Te Mārua Speedway
- Location: SH2, Te Mārua, Upper Hutt 5018, New Zealand
- Coordinates: 41°05′12″S 175°08′13″E﻿ / ﻿41.08667°S 175.13694°E
- Opened: 1968
- Length: 0.385 km (0.239 mi)

= Te Mārua Speedway =

Speedway stadium in Te Mārua, New Zealand

Te Mārua Speedway also known as Wellington Family Speedway is a speedway venue, located approximately 2 kilometres north from the centre of Te Mārua and on the west side of Stuart Macaskill Lakes.

==History==
In 1964, the Wellington Stock Car Society was formed and stock cars were raced at the track, under the promotion of Stock Car Promotions Ltd. The first meetings took place in 1968 and the promotion continued until 1972. In between, solos (conventional motorcycle speedway) had made their debut at the facility, in addition to saloon and sprint cars.
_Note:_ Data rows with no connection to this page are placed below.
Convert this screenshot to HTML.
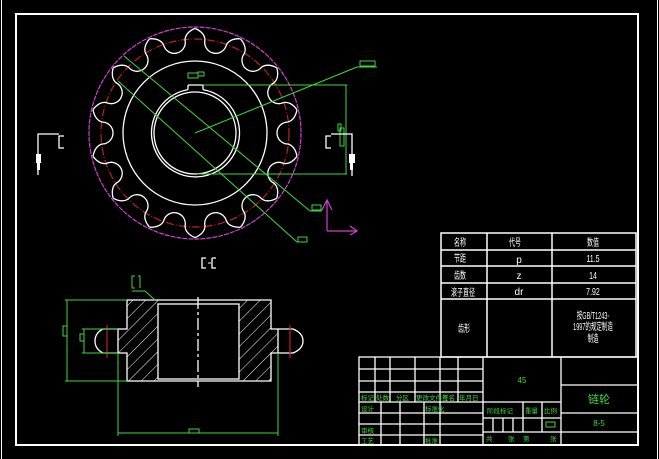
<!DOCTYPE html>
<html><head><meta charset="utf-8"><style>
html,body{margin:0;padding:0;background:#000;width:659px;height:459px;overflow:hidden}
svg{display:block}
text{font-family:"Liberation Sans","Noto Sans CJK SC",sans-serif}
</style></head><body>
<svg width="659" height="459" viewBox="0 0 659 459" xmlns="http://www.w3.org/2000/svg">
<defs>
<path id="gap" d="M -23.2 -102 Q -13 -100 -11 -93 A 11 11 0 0 0 11 -93 Q 13 -100 23.2 -102" fill="none" stroke="#fff" stroke-width="1.3"/>
<pattern id="hatch" patternUnits="userSpaceOnUse" width="9" height="9" patternTransform="rotate(45)">
<line x1="0" y1="0" x2="0" y2="9" stroke="#fff" stroke-width="1"/>
</pattern>
</defs>
<line x1="1.5" y1="0" x2="1.5" y2="459" stroke="#fff" stroke-width="1"/>
<line x1="657.5" y1="0" x2="657.5" y2="459" stroke="#fff" stroke-width="1"/>
<rect x="16" y="14" width="622" height="431" fill="none" stroke="#fff" stroke-width="2"/>

<circle cx="195" cy="133" r="106" fill="none" stroke="#d040d0" stroke-width="1.2" stroke-dasharray="5 1"/>
<circle cx="195" cy="133" r="94" fill="none" stroke="#c02020" stroke-width="1.2" stroke-dasharray="8 2 1 2"/>
<g transform="translate(195 133)">
<use href="#gap" transform="rotate(12.86)"/><use href="#gap" transform="rotate(38.57)"/>
<use href="#gap" transform="rotate(64.29)"/><use href="#gap" transform="rotate(90)"/>
<use href="#gap" transform="rotate(115.71)"/><use href="#gap" transform="rotate(141.43)"/>
<use href="#gap" transform="rotate(167.14)"/><use href="#gap" transform="rotate(192.86)"/>
<use href="#gap" transform="rotate(218.57)"/><use href="#gap" transform="rotate(244.29)"/>
<use href="#gap" transform="rotate(270)"/><use href="#gap" transform="rotate(295.71)"/>
<use href="#gap" transform="rotate(321.43)"/><use href="#gap" transform="rotate(347.14)"/>
</g>
<circle cx="195" cy="133" r="72" fill="none" stroke="#fff" stroke-width="1.3"/>
<path d="M 188 89.6 A 44 44 0 1 0 203 89.6" fill="none" stroke="#fff" stroke-width="1.3"/>
<path d="M 188 85 L 188 89.6 M 203 85 L 203 89.6 M 188 85 L 203 85" stroke="#fff" stroke-width="1.3" fill="none"/>
<circle cx="195" cy="133" r="41" fill="none" stroke="#fff" stroke-width="1.3"/>

<g stroke="#3ed83e" stroke-width="1" fill="none">
<line x1="195" y1="133" x2="357" y2="67"/>
<line x1="357" y1="67" x2="377" y2="67"/>
<rect x="360" y="61" width="15" height="5"/>
<line x1="124" y1="56" x2="310" y2="211"/>
<line x1="310" y1="211" x2="322" y2="211"/>
<rect x="312" y="205" width="9" height="5"/>
<line x1="118" y1="81" x2="297" y2="242"/>
<line x1="297" y1="242" x2="307" y2="242"/>
<rect x="298" y="237" width="9" height="5"/>
<line x1="203" y1="85" x2="347" y2="85"/>
<line x1="197" y1="174" x2="347" y2="174"/>
<line x1="346" y1="85" x2="346" y2="174"/>
<rect x="188" y="73" width="10" height="5"/><rect x="198" y="72" width="6" height="4"/>
<rect x="338" y="124" width="3" height="7"/><rect x="340" y="128" width="4" height="18"/>
</g>
<g stroke="#d040d0" stroke-width="1.2" fill="none">
<line x1="327" y1="200" x2="327" y2="231"/><line x1="327" y1="231" x2="357" y2="231"/>
<path d="M322 210 L327 200 L332 210"/><path d="M350 226 L357 231 L350 235"/>
</g>
<g stroke="#fff" stroke-width="1.3" fill="none">
<path d="M38 175 L38 134 L59 134"/><path d="M64 136 L59 136 L59 148 L64 148"/>
<path d="M352 176 L352 134 L331 134"/><path d="M331 136 L326 136 L326 148 L331 148"/>
<path d="M206 258 L202 258 L202 268 L206 268 M212 258 L216 258 M212 258 L212 268 L216 268" />
</g>
<rect x="36" y="154" width="5" height="9" fill="#fff"/><rect x="37" y="163" width="3" height="7" fill="#fff"/>
<rect x="349" y="154" width="6" height="9" fill="#fff"/><rect x="350" y="163" width="3" height="7" fill="#fff"/>
<line x1="208" y1="263" x2="211" y2="263" stroke="#fff"/>

<path d="M127 300 L158 300 L158 381 L127 381 L127 353 L118 353 L118 329 L127 329 Z" fill="url(#hatch)"/>
<path d="M239 300 L271 300 L271 329 L278 329 L278 353 L271 353 L271 381 L239 381 Z" fill="url(#hatch)"/>
<g stroke="#fff" stroke-width="1.3" fill="none">
<path d="M127 300 L271 300 L271 329 L278 329 L278 353 L271 353 L271 381 L127 381 L127 353 L118 353 L118 329 L127 329 Z"/>
<rect x="158" y="304" width="81" height="75"/>
<path d="M118 329 L103 329 Q95 333 95 341 Q95 349 103 353 L118 353"/>
<path d="M278 329 L293 329 Q303 333 303 341 Q303 349 293 353 L278 353"/>
<line x1="198" y1="297" x2="198" y2="387" stroke-dasharray="12 3 3 3"/>
</g>
<line x1="107" y1="325" x2="107" y2="358" stroke="#c02020" stroke-width="1.2"/>
<line x1="290" y1="325" x2="290" y2="358" stroke="#c02020" stroke-width="1.2"/>
<g stroke="#3ed83e" stroke-width="1" fill="none">
<line x1="65" y1="300" x2="127" y2="300"/><line x1="65" y1="381" x2="127" y2="381"/>
<line x1="67" y1="300" x2="67" y2="381"/><rect x="63" y="326" width="4" height="10"/>
<line x1="82" y1="329" x2="118" y2="329"/><line x1="82" y1="353" x2="118" y2="353"/>
<line x1="84" y1="329" x2="84" y2="353"/><rect x="80" y="334" width="4" height="7"/>
<line x1="118" y1="353" x2="118" y2="436"/><line x1="278" y1="353" x2="278" y2="436"/>
<line x1="118" y1="433" x2="278" y2="433"/><rect x="189" y="429" width="10" height="4"/>
<path d="M135 276 L132 276 L132 288 L135 288 M138 276 L140 276 L140 288"/>
<path d="M132 291 L145 291 L155 300"/>
</g>

<g stroke="#fff" stroke-width="1.5" fill="none">
<rect x="441" y="233" width="195" height="124"/>
<line x1="487" y1="233" x2="487" y2="357"/><line x1="552" y1="233" x2="552" y2="357"/>
<line x1="441" y1="250" x2="636" y2="250"/><line x1="441" y1="266" x2="636" y2="266"/>
<line x1="441" y1="283" x2="636" y2="283"/><line x1="441" y1="299" x2="636" y2="299"/>
</g>
<g fill="#fff" font-size="10" text-anchor="middle">
<text x="460" y="246" transform="translate(460 0) scale(0.6 1) translate(-460 0)">名称</text>
<text x="515" y="246" transform="translate(515 0) scale(0.6 1) translate(-515 0)">代号</text>
<text x="593" y="246" transform="translate(593 0) scale(0.6 1) translate(-593 0)">数值</text>
<text x="460" y="262" transform="translate(460 0) scale(0.6 1) translate(-460 0)">节距</text>
<text x="519" y="263">p</text>
<text x="593" y="262" transform="translate(593 0) scale(0.7 1) translate(-593 0)">11.5</text>
<text x="460" y="279" transform="translate(460 0) scale(0.6 1) translate(-460 0)">齿数</text>
<text x="519" y="279">z</text>
<text x="593" y="279" transform="translate(593 0) scale(0.7 1) translate(-593 0)">14</text>
<text x="463" y="296" transform="translate(463 0) scale(0.6 1) translate(-463 0)">滚子直径</text>
<text x="519" y="295">dr</text>
<text x="593" y="295" transform="translate(593 0) scale(0.7 1) translate(-593 0)">7.92</text>
<text x="464" y="332" transform="translate(464 0) scale(0.6 1) translate(-464 0)">齿形</text>
<text x="593" y="319" transform="translate(593 0) scale(0.55 1) translate(-593 0)">按GB/T1243-</text>
<text x="593" y="330" transform="translate(593 0) scale(0.55 1) translate(-593 0)">1997的规定制造</text>
<text x="593" y="342" transform="translate(593 0) scale(0.55 1) translate(-593 0)">制造</text>
</g>

<g stroke="#fff" stroke-width="1.3" fill="none">
<rect x="359" y="357" width="279" height="88"/>
<line x1="483" y1="357" x2="483" y2="445"/><line x1="561" y1="357" x2="561" y2="445"/>
<line x1="359" y1="369" x2="483" y2="369"/><line x1="359" y1="381" x2="483" y2="381"/>
<line x1="359" y1="392" x2="483" y2="392"/><line x1="359" y1="402" x2="561" y2="402"/>
<line x1="359" y1="413" x2="483" y2="413"/><line x1="359" y1="424" x2="483" y2="424"/>
<line x1="359" y1="435" x2="483" y2="435"/>
<line x1="375" y1="357" x2="375" y2="402"/><line x1="390" y1="357" x2="390" y2="402"/>
<line x1="415" y1="357" x2="415" y2="402"/><line x1="440" y1="357" x2="440" y2="445"/>
<line x1="458" y1="357" x2="458" y2="402"/>
<line x1="381" y1="402" x2="381" y2="445"/><line x1="400" y1="402" x2="400" y2="445"/>
<line x1="424" y1="402" x2="424" y2="445"/>
<line x1="483" y1="432" x2="561" y2="432"/><line x1="483" y1="418" x2="561" y2="418"/>
<line x1="523" y1="402" x2="523" y2="432"/><line x1="542" y1="402" x2="542" y2="432"/>
<line x1="493" y1="418" x2="493" y2="432"/><line x1="503" y1="418" x2="503" y2="432"/>
<line x1="513" y1="418" x2="513" y2="432"/>
<line x1="561" y1="385" x2="638" y2="385"/><line x1="561" y1="413" x2="638" y2="413"/>
<line x1="561" y1="432" x2="638" y2="432"/>
</g>
<g fill="#3ed83e" font-size="6.5">
<text x="361" y="400">标记</text><text x="376" y="400">处数</text><text x="396" y="400">分区</text>
<text x="416" y="400">更改文件号</text><text x="442" y="400">签名</text><text x="459" y="400">年月日</text>
<text x="361" y="411">设计</text><text x="425" y="411">标准化</text>
<text x="361" y="433">审核</text><text x="361" y="443">工艺</text><text x="425" y="443">批准</text>
<text x="487" y="413">阶段标记</text><text x="525" y="413">重量</text><text x="544" y="413">比例</text>
<text x="486" y="441">共</text><text x="508" y="441">张</text><text x="523" y="441">第</text><text x="550" y="441">张</text>
</g>
<rect x="546" y="422" width="9" height="5" fill="none" stroke="#3ed83e"/>
<text x="522" y="383" fill="#3ed83e" font-size="8" text-anchor="middle">45</text>
<text x="599" y="403" fill="#3ed83e" font-size="11" text-anchor="middle">链轮</text>
<text x="599" y="426" fill="#3ed83e" font-size="8" text-anchor="middle">8-5</text>
</svg>
</body></html>
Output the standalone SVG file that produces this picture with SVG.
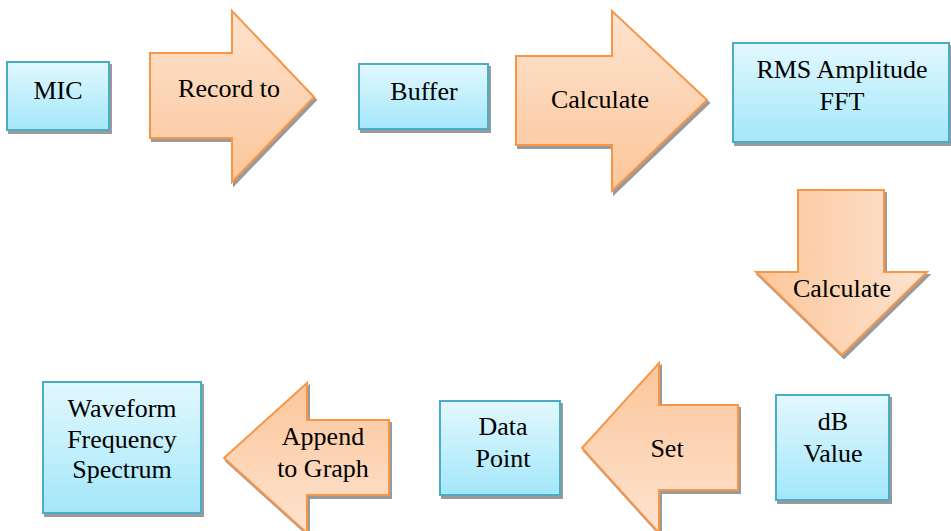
<svg xmlns="http://www.w3.org/2000/svg" width="951" height="531" viewBox="0 0 951 531" font-family="Liberation Serif" font-size="26" text-anchor="middle">
<defs>
<linearGradient id="gBox" x1="0" y1="0" x2="0" y2="1">
<stop offset="0" stop-color="#e2f8fe"/>
<stop offset="1" stop-color="#a3e7fa"/>
</linearGradient>
<linearGradient id="gTopLight" x1="0" y1="0" x2="0" y2="1">
<stop offset="0" stop-color="#fde3cf"/>
<stop offset="1" stop-color="#fcc69a"/>
</linearGradient>
<linearGradient id="gBotLight" x1="0" y1="0" x2="0" y2="1">
<stop offset="0" stop-color="#fcc69a"/>
<stop offset="1" stop-color="#fde3cf"/>
</linearGradient>
<linearGradient id="gRightLight" x1="0" y1="0" x2="1" y2="0">
<stop offset="0" stop-color="#fcc69a"/>
<stop offset="1" stop-color="#fde3cf"/>
</linearGradient>
<filter id="sh" x="-10%" y="-10%" width="130%" height="130%">
<feFlood flood-color="#9a9a9a" result="c"/>
<feComposite in="c" in2="SourceAlpha" operator="in" result="s"/>
<feOffset in="s" dx="2" dy="3" result="o"/>
<feMerge><feMergeNode in="o"/><feMergeNode in="SourceGraphic"/></feMerge>
</filter>
</defs>
<style>
.box{fill:url(#gBox);stroke:#4bacc6;stroke-width:2;filter:url(#sh)}
.arr{stroke:#f79646;stroke-width:2;stroke-linejoin:miter;filter:url(#sh)}
</style>
<rect width="951" height="531" fill="#ffffff"/>
<g id="connectors">
<g id="arrow-record">
<polygon class="arr" fill="url(#gTopLight)" points="150,53 232,53 232,11 314,97 232,182 232,138 150,138"/>
<text x="229" y="97">Record to</text>
</g>
<g id="arrow-calc1">
<polygon class="arr" fill="url(#gTopLight)" points="516,56 612,56 612,11 707,100 612,191 612,145 516,145"/>
<text x="600" y="108">Calculate</text>
</g>
<g id="arrow-calc2">
<polygon class="arr" fill="url(#gRightLight)" points="798,190 884,190 884,272 927,272 842,355 756,272 798,272"/>
<text x="842" y="297">Calculate</text>
</g>
<g id="arrow-set">
<polygon class="arr" fill="url(#gBotLight)" points="738,405 659,405 659,363 582,448 659,533 659,490 738,490"/>
<text x="667" y="457">Set</text>
</g>
<g id="arrow-append">
<polygon class="arr" fill="url(#gBotLight)" points="389,420 307,420 307,383 224,458 307,533 307,495 389,495"/>
<text x="323" y="445">Append</text>
<text x="323" y="477">to Graph</text>
</g>
</g>
<g id="mic">
<rect class="box" x="7" y="62" width="102" height="68"/>
<text x="58" y="99">MIC</text>
</g>
<g id="buffer">
<rect class="box" x="359" y="64" width="129" height="65"/>
<text x="424" y="100">Buffer</text>
</g>
<g id="rms">
<rect class="box" x="733" y="43" width="216" height="99"/>
<text x="842" y="78">RMS Amplitude</text>
<text x="842" y="110">FFT</text>
</g>
<g id="db">
<rect class="box" x="776" y="395" width="113" height="105"/>
<text x="833" y="430">dB</text>
<text x="833" y="462">Value</text>
</g>
<g id="datapoint">
<rect class="box" x="440" y="401" width="120" height="94"/>
<text x="503" y="435">Data</text>
<text x="503" y="467">Point</text>
</g>
<g id="waveform">
<rect class="box" x="43" y="382" width="158" height="131"/>
<text x="122" y="417">Waveform</text>
<text x="122" y="448">Frequency</text>
<text x="122" y="478">Spectrum</text>
</g>
</svg>
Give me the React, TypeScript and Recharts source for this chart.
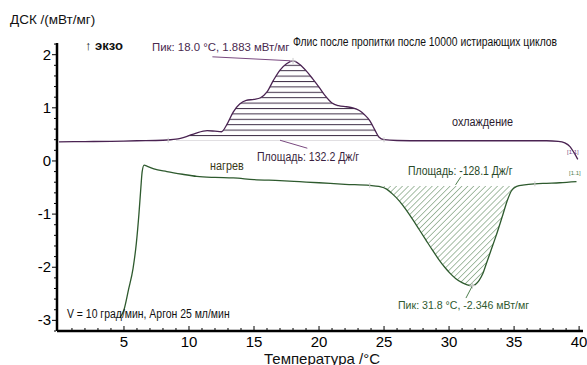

The track became a significant venue for important motorcycle speedway events. It held test matches between New Zealand and England in 1973, which featured the legendary riders Ivan Mauger and Barry Briggs. The series was described as being the third time that speedway had been held in Wellington, with previous venues being at Kilbirnie (1930s) and Taitā (1940s).

On 11 February 1978, a qualifying round of the Speedway World Championship was held, won by Larry Ross. It has also hosted the New Zealand Solo Championship (the national championship of New Zealand) in 2004.

The track today features primarily stock cars and saloon and is run by a selected volunteer committee.